Get ready to pay more for your soda.
In a move that’s sure to shake up many Americans, soft drink maker Coca-Cola is planning to increase prices for its products in the U.S.
The price increases will come as the company wrestles with higher production costs as a result of new tariffs, Coca-Cola CEO James Quincey told the Wall Street Journal. The tariffs on aluminum and steel, specifically, are expected to increase the company’s costs.
Earlier this year, the government announced tariffs on imports of steel (25%) and aluminum (10%). While those initial import taxes turned out to be the first of many—the government has since announced tariffs on a slew of other foreign goods—it’s these that seem to be hurting Coke’s business.
It’s the increased costs associated with freight rates and metal prices, specifically, that spurred Coke to announce price hikes, Quincey said. The additional costs are being passed on to consumers.
Though Coca-Cola benefited from a corporate tax cut passed in December—lowering the corporate rate from 35% to 21% and likely freeing up tens of millions of dollars for Coke—the company is still set to increase the costs of its products.
What can consumers expect?
While we don’t know how big of a price hike Coke executives are planning, we do know that soda is now one of several goods that are expected to become more expensive as the U.S. has announced tariffs on a wide swath of foreign products.
Coke isn’t the only company that’s feeling the heat. Several others have said that tariffs will increase the price of their products, including automakers and solar panel manufacturers.
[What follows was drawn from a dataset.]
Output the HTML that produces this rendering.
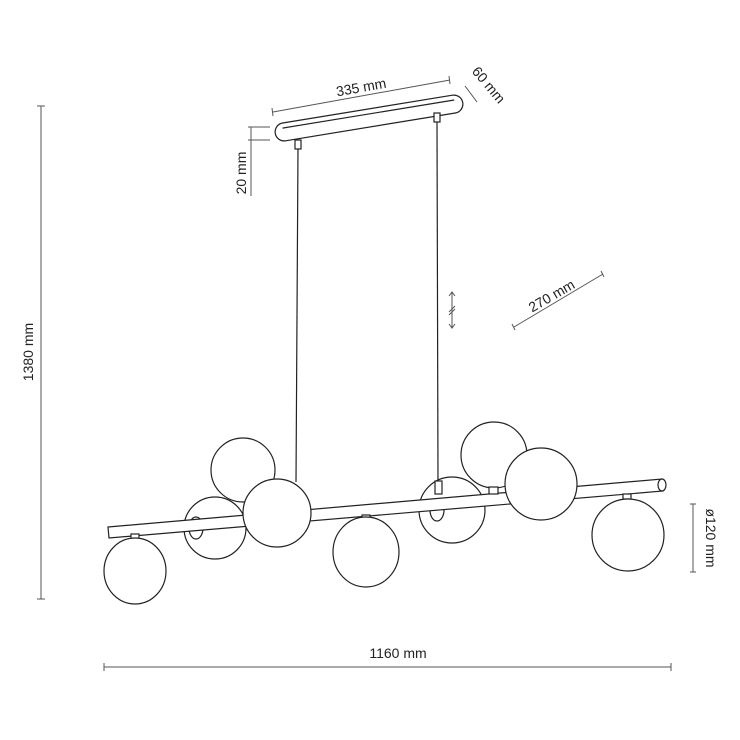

And given that many cities are already instituting taxes on sugary soft drinks—commonly called “soda taxes”—making them more expensive. Now, trade spats could increase costs even more.
The bottom line (of Coke)
The recent slate of tariffs is going to start affecting the average American in some shape or form. Coca-Cola’s management is being upfront about what it means for their business, and consumers will likely end up drinking down the price hike or finding something else to guzzle down during lunch.
Coke still beat expectations in its most recent quarterly report, and most of its growth was overseas, clear of the tariffs in the U.S. So, even with sticker shock affecting U.S. customers, Coke execs don’t appear worried. Of course, markets are unpredictable and volatile, and few people anticipated a soda price hike as the result of tariffs—so, anything can happen.